We lost constant internet connectedness for the last week as we traveled Germany, Austria, Slovakia and Hungary by cruising down the Danube River. While we managed to check our emails once a day, not being tethered to the iPhone and other communications devices was a welcome break. I instead relished human connectedness – the kind with my family, the kind all too rare now that my mom, dad and brother are spread out across the globe.

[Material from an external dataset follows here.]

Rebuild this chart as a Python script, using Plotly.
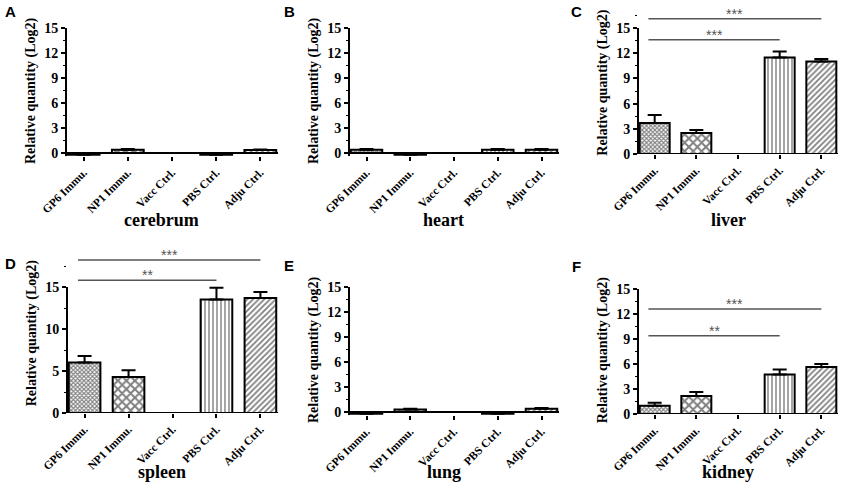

The flights proved exhausting and frustrating as usual (but at least I didn’t have to spend the night in a baggage claim like that one night on the way back from China in 2007). Loved the Hungarians. One of our guides explained that being on the losing side of every war since the 17th century makes the people quite authentic and realistic — something that made us want to go back to Budapest, or as the locals say, Budapescht, quite soon.

Travel log:
Passau, Germany
Wachau Valley, Austria (includes cities of Melk and Dunstein)
Vienna, Austria
Budapest, Hungary
Esztergom, Hungary
Sturovo, Slovak Republic (just across the border from Esztergom)
Bratislava, Slovak Republic
Grein, Austria
Linz, Austria

And without further delay… the PHOTOS!!!

Europe Sept 09

Donau-ing It

This may be the only blogpost I get up this week, since we’re slowing floating down the Danube River in a skinny boat full of German senior citizens. Mom/Dad/brother Roger/Roger’s girlfriend and Mr. Stiles are all here; today we’re in Vienna, yesterday we were in the vinyeards of the Wachau Valley.

Internet access from the boat costs 40 euro an hour so we decided to live without it this week, with the exception of this current sojourn into a Viennese coffee shop to get amped up on caffeine and get a wifi fix.

Vienna’s shockingly beautiful — much like Paris but a totally different feel. Went on a long run along the Danube this morning and things were going well until my brother Roger joined and I suddenly tripped over a metal hook thing jutting out of the concrete. Bit it. Hard. But managed to not-seriously injure myself.

Should mention that the best part of this place, for me. Hot dog stands. Everywhere.